After each second, each domino that is falling to the left pushes the adjacent domino on the left.

Similarly, the dominoes falling to the right push their adjacent dominoes standing on the right.

When a vertical domino has dominoes falling on it from both sides, it stays still due to the balance of the forces.

For the purposes of this question, we will consider that a falling domino expends no additional force to a falling or already fallen domino.

Given a string "S" representing the initial state. S[i] = 'L' , if the i-th domino has been pushed to the left; S[i] = 'R' , if the i-th domino has been pushed to the right; S[i] = '.' , if the i -th domino has not been pushed.

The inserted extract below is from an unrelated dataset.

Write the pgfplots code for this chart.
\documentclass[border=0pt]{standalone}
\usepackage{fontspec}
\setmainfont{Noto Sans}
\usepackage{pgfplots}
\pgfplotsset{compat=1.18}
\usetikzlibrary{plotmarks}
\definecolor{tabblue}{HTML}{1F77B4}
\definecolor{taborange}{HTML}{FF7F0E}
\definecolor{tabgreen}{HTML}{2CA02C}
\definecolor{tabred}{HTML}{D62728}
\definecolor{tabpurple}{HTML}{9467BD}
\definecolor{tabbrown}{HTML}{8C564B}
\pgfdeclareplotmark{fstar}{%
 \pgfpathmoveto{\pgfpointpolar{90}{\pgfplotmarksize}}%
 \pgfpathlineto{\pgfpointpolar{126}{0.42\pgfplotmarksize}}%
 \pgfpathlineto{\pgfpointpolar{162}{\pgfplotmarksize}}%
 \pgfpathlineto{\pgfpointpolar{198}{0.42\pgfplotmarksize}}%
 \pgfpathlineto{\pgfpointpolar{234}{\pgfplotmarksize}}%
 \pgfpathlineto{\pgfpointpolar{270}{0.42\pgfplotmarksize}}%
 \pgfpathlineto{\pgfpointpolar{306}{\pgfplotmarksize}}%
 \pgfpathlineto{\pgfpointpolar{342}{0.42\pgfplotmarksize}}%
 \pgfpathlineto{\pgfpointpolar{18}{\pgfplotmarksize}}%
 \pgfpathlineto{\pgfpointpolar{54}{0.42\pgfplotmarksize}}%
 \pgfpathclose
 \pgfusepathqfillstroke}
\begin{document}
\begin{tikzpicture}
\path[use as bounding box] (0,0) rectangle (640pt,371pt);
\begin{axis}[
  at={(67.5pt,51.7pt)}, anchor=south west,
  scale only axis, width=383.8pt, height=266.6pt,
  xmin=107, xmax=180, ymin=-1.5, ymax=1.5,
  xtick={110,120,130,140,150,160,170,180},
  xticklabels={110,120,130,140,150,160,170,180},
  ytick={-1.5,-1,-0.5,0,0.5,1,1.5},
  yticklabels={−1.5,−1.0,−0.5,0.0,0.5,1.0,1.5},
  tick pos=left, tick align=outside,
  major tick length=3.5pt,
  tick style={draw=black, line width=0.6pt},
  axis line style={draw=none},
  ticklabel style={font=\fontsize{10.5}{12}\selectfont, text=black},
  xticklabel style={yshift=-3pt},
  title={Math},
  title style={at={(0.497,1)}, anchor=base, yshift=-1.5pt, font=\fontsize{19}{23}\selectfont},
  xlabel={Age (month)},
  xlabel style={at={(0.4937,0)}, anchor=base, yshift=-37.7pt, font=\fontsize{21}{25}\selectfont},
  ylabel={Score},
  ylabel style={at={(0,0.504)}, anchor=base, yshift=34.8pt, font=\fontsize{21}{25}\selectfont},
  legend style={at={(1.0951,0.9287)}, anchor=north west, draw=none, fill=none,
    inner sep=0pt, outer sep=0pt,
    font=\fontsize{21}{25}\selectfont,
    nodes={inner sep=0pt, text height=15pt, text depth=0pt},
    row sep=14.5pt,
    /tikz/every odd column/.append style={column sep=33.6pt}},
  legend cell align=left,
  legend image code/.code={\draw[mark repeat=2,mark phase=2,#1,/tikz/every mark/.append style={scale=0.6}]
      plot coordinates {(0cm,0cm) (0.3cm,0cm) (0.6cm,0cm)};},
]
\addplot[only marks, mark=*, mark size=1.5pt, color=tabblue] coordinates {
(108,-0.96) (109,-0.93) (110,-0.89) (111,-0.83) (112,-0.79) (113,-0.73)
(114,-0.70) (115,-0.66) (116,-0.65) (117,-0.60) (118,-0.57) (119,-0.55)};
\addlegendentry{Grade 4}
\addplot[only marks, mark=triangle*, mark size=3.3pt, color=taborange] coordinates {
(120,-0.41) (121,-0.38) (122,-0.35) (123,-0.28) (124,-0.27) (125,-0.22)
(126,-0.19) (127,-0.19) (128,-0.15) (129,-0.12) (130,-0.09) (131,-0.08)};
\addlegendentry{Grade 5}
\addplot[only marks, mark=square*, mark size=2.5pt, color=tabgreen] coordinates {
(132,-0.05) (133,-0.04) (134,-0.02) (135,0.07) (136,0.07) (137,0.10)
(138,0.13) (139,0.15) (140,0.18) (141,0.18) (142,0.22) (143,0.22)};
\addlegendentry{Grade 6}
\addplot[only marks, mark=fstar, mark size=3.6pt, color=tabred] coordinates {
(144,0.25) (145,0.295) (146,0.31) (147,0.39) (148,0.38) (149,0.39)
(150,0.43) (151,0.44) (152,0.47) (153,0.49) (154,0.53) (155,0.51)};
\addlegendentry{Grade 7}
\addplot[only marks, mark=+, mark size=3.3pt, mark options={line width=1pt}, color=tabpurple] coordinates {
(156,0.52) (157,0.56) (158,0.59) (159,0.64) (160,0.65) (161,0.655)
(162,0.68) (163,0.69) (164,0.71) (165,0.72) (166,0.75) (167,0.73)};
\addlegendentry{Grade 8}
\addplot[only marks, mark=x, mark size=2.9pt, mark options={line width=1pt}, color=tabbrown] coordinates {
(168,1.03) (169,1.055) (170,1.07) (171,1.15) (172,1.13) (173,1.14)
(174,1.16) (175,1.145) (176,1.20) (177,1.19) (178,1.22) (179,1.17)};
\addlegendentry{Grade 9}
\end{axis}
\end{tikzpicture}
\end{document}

Return a string representing the final state.

Example 1:

Input:".L.R...LR..L.."

Output:"LL.RR.LLRRLL.."

Example 2:

Input:"RR.L"

Output:"RR.L"

Explanation:The first domino expends no additional force on the second domino.

题目大意:对于一组多米诺骨牌,给定一个初始化推的指令,求出最终多米诺骨牌的状态。

解题思路:通过推的指令,计算每一个骨牌的状态。

class Solution(object):
    def pushDominoes(self, D):
        """
        :type dominoes: str
        :rtype: str
        """
        max_int = 9999999
        #record the distance from current dominoe to nearest push down one(left and right)
        left_steps = [max_int for x in range(len(D))]
        right_steps = [max_int for x in range(len(D))]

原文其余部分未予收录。